Fred Vanek was a foreman on the railroad. He raised a family of eight children on a farm inside a house he built with his own hands during the Great Depression. Somehow, he found the energy to play minor league baseball and be a provider for his wife and children.

He passed away in 1997 at the age of 85, when I was only seven years old. The time we spent together was brief, but what he taught me lasts to this day. It goes beyond him teaching me how to field a ground ball in the gravel driveway of the house he built for my grandmother with his bare hands. It goes beyond being trained to watch a pitch all the way in to the hands and never break eye contact when stepping into the batter's box. It's about respect for the game and the people that play it. Not only that, but the way the beautiful game of baseball should be played.

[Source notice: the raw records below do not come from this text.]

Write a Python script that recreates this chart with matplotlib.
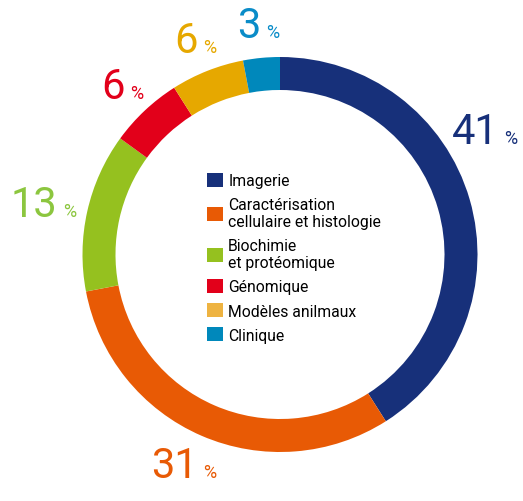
import numpy as np
import matplotlib
matplotlib.use('Agg')
import matplotlib.pyplot as plt
from matplotlib.patches import Patch
from matplotlib.offsetbox import TextArea, HPacker, AnnotationBbox

plt.rcParams['font.family'] = ['Roboto', 'DejaVu Sans']

categories = ['Imagerie', 'Caractérisation\ncellulaire et histologie', 'Biochimie\net protéomique',
              'Génomique', 'Modèles anilmaux', 'Clinique']
shares = [41, 31, 13, 6, 6, 3]
ring_colors = ['#17307a', '#e85a05', '#95c11f', '#e2001a', '#e6a800', '#0088bb']
legend_colors = ['#17307a', '#e85a05', '#95c11f', '#e2001a', '#eeb341', '#0088bb']
label_colors = ['#17307a', '#e85a05', '#8cc63f', '#e2001a', '#e6a800', '#0a8cc8']

W, H = 523, 502
cx, cy = 280, H - 255.5
R, ring_w = 197.5, 33

fig = plt.figure(figsize=(W / 100, H / 100), dpi=100)
ax = fig.add_axes([0, 0, 1, 1])

wedges, _ = ax.pie(shares, colors=ring_colors, startangle=90, counterclock=False,
                   radius=R, center=(cx, cy), frame=True,
                   wedgeprops=dict(width=ring_w, linewidth=0))
ax.set_xlim(0, W)
ax.set_ylim(0, H)
ax.set_aspect('equal')
ax.axis('off')

fig.canvas.draw()
renderer = fig.canvas.get_renderer()


def place_label(ang_deg, box):
    a = np.deg2rad(ang_deg)
    c, s = np.cos(a), np.sin(a)
    return AnnotationBbox(box, (cx + (R + 12) * c, cy + (R + 12) * s), frameon=False,
                          box_alignment=(0.5 - 0.5 * c, 0.5 - 0.5 * s), pad=0)


# percentage labels outside each wedge; slide toward the top if one falls off the figure
for w, val, col in zip(wedges, shares, label_colors):
    num = TextArea(str(val), textprops=dict(color=col, fontsize=30))
    pct = TextArea('%', textprops=dict(color=col, fontsize=13))
    box = HPacker(children=[num, pct], align='baseline', pad=0, sep=4)
    ang = (w.theta1 + w.theta2) / 2
    ab = place_label(ang, box)
    ax.add_artist(ab)
    bb = ab.get_window_extent(renderer)
    while (bb.x1 > W - 1 or bb.x0 < 1) and ang < w.theta2:
        ab.remove()
        ang += 2
        ab = place_label(ang, box)
        ax.add_artist(ab)
        bb = ab.get_window_extent(renderer)

handles = [Patch(facecolor=c, edgecolor='none') for c in legend_colors]
ax.legend(handles, categories, loc='upper left', bbox_to_anchor=(207 / W, 1 - 174 / H),
          frameon=False, fontsize=11.3, handlelength=1.0, handleheight=1.0,
          handletextpad=0.35, labelspacing=0.55, borderpad=0, borderaxespad=0)

fig.savefig('out.png', dpi=100)
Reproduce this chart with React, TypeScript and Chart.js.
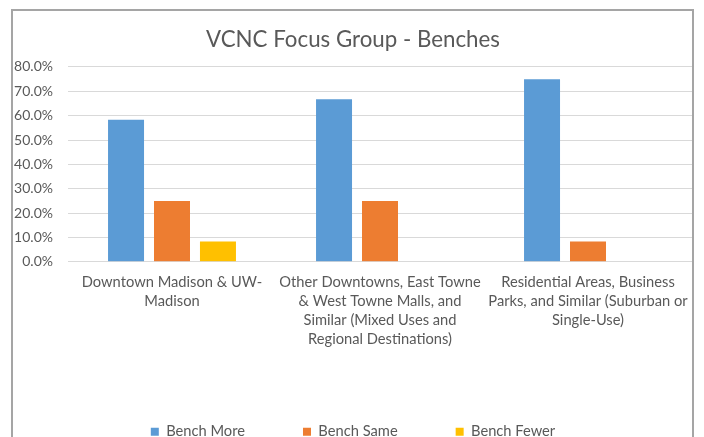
import React, { useEffect, useRef } from "react";
import { Chart, registerables } from "chart.js";

Chart.register(...registerables);

const TITLE = "VCNC Focus Group - Benches";
const CATEGORIES: string[][] = [
  ["Downtown Madison & UW-", "Madison"],
  ["Other Downtowns, East Towne", "& West Towne Malls, and", "Similar (Mixed Uses and", "Regional Destinations)"],
  ["Residential Areas, Business", "Parks, and Similar (Suburban or", "Single-Use)"],
];
const SERIES_NAMES = ["Bench More", "Bench Same", "Bench Fewer"];
const BENCH_MORE = [58.3, 66.7, 75.0];
const BENCH_SAME = [25.0, 25.0, 8.3];
const BENCH_FEWER = [8.3, 0, 0];
const COLORS = ["#5B9BD5", "#ED7D31", "#FFC000"];
const Y_MAX = 80;
const Y_STEP = 10;

const FONT = "Lato, 'Open Sans', sans-serif";
const TEXT = "#595959";

export default function App() {
  const ref = useRef<HTMLCanvasElement | null>(null);

  useEffect(() => {
    if (!ref.current) return;
    const values = [BENCH_MORE, BENCH_SAME, BENCH_FEWER];
    const chart = new Chart(ref.current, {
      type: "bar",
      data: {
        labels: CATEGORIES,
        datasets: SERIES_NAMES.map((name, i) => ({
          label: name,
          data: values[i],
          backgroundColor: COLORS[i],
          borderWidth: 0,
          categoryPercentage: 0.663,
          barPercentage: 0.783,
        })),
      },
      options: {
        responsive: false,
        animation: false,
        layout: { padding: { left: 14, right: 12, top: 0, bottom: 1 } },
        plugins: {
          title: {
            display: true,
            text: TITLE,
            color: TEXT,
            font: { family: FONT, size: 22.3, weight: "normal" },
            padding: { top: 26, bottom: 14.2 },
          },
          legend: {
            position: "bottom",
            labels: {
              color: TEXT,
              font: { family: FONT, size: 14.7 },
              boxWidth: 8,
              boxHeight: 8,
              padding: 58,
            },
          },
          tooltip: { enabled: false },
        },
        scales: {
          x: {
            grid: { display: false, drawTicks: false },
            border: { display: false },
            ticks: {
              color: TEXT,
              font: { family: FONT, size: 14.7, lineHeight: 1.3 },
              padding: 11,
              maxRotation: 0,
              autoSkip: false,
            },
            afterFit: (scale: any) => {
              scale.height = 104.5;
              scale.paddingLeft = 0;
              scale.paddingRight = 0;
            },
          },
          y: {
            min: 0,
            max: Y_MAX,
            grid: { color: "#D9D9D9", drawTicks: false },
            border: { display: false },
            ticks: {
              stepSize: Y_STEP,
              color: TEXT,
              font: { family: FONT, size: 14 },
              padding: 15,
              callback: (v: any) => Number(v).toFixed(1) + "%",
            },
            afterFit: (scale: any) => {
              scale.width = 54;
            },
          },
        },
      },
    });
    return () => chart.destroy();
  }, []);

  return (
    <div style={{ position: "fixed", left: 0, top: 0, width: 704, height: 437, overflow: "hidden", background: "#fff" }}>
      <div
        style={{
          position: "absolute",
          left: 11,
          top: 9,
          width: 683,
          height: 500,
          boxSizing: "border-box",
          border: "2px solid #A5A5A5",
        }}
      />
      <canvas
        ref={ref}
        width={704}
        height={450}
        style={{ position: "absolute", left: 0, top: 0, width: 704, height: 450 }}
      />
    </div>
  );
}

He was the reason I dove for fly balls and wore countless bruises from stopping balls in the infield. In his gravel driveway, a missed ground ball or a misjudged shorthop simply meant a long walk to retrieve it and a long throw back.

"Cut through the strike zone like you're chopping wood," was his batting advice. Pop-ups were like speaking out of turn at dinner.

Praise wasn't given for routine plays, but guidance was provided to those who weren't looking for coddling. Throwing the ball directly to the target and hearing it pop was enough for me.

After he passed away, I often pretended he had the best view imaginable for my games. I would look up to the clouds sometimes after making a play I felt was up to Grandpa standards: legging out an infield single, dropping down a bunt, keeping a single to a double by sacrificing the body, hitting the cutoff man...countless, thankless tasks that make up the game I learned to love.

To me, baseball was work. At the same time, work was fun. Work was rewarding. Work was the only way to win at the only game I cared about.

Whenever the game didn't ask me to slide or get dirty, I took it upon myself to run the bases and dive headfirst after an easy victory. If there was nobody around after school to play catch, I would throw the ball up in the air to myself, while trying to block out the sun.

TV ratings might say baseball is in the decline, but it was created long before television was even a thought: When water was drawn from a well. When your family or township had to dig that well without the aid of computers or advanced machinery. Tony Robichaux says he wants players that drink water from the hose. This year's team might have been able to dig their own well without being asked, which would make Fred Vanek proud.

My grandfather rests in peace...but only if there aren't radios in heaven. Otherwise, you can bet he would have his knob turned all the way up to hear how the Ragin' Cajuns' story plays out.

It would have been easy for this year's team to pack it in. Most of the hitting stats gone and the pitching equally decimated...who would imagine to put them back in a Super Regional again?

The people who see them practice. The men and women who are privy to the sweat and labor put into this collegiate baseball season. Unselfish play isn't even a thing to be celebrated anymore for the Ragin' Cajuns. It's become the norm. In the modern era of sports, unheralded workmanship often gets overlooked. Not anymore.

I said my Grandpa would love the Ragin' Cajuns. I wish I could take him to a game, but that is clearly not possible. Instead, I watch the games for him. I imagine my eyes are his. He can't speak to me, but moments in the game speak for themselves. The moments I feel like I've shared with him are starting to become immeasurable at M.L. Tigue Moore Field, so pardon me if you see some liquid pooling up in the corners of my eyes at Alex Box Stadium.

Fred Vanek never saw the Ragin' Cajuns play. Louisiana was miles away from his farm in  Ashtabula, Ohio. The game of baseball changed more than words can describe in the last pardon me for embracing the history in its present form.

It's not every day you see baseball played like this.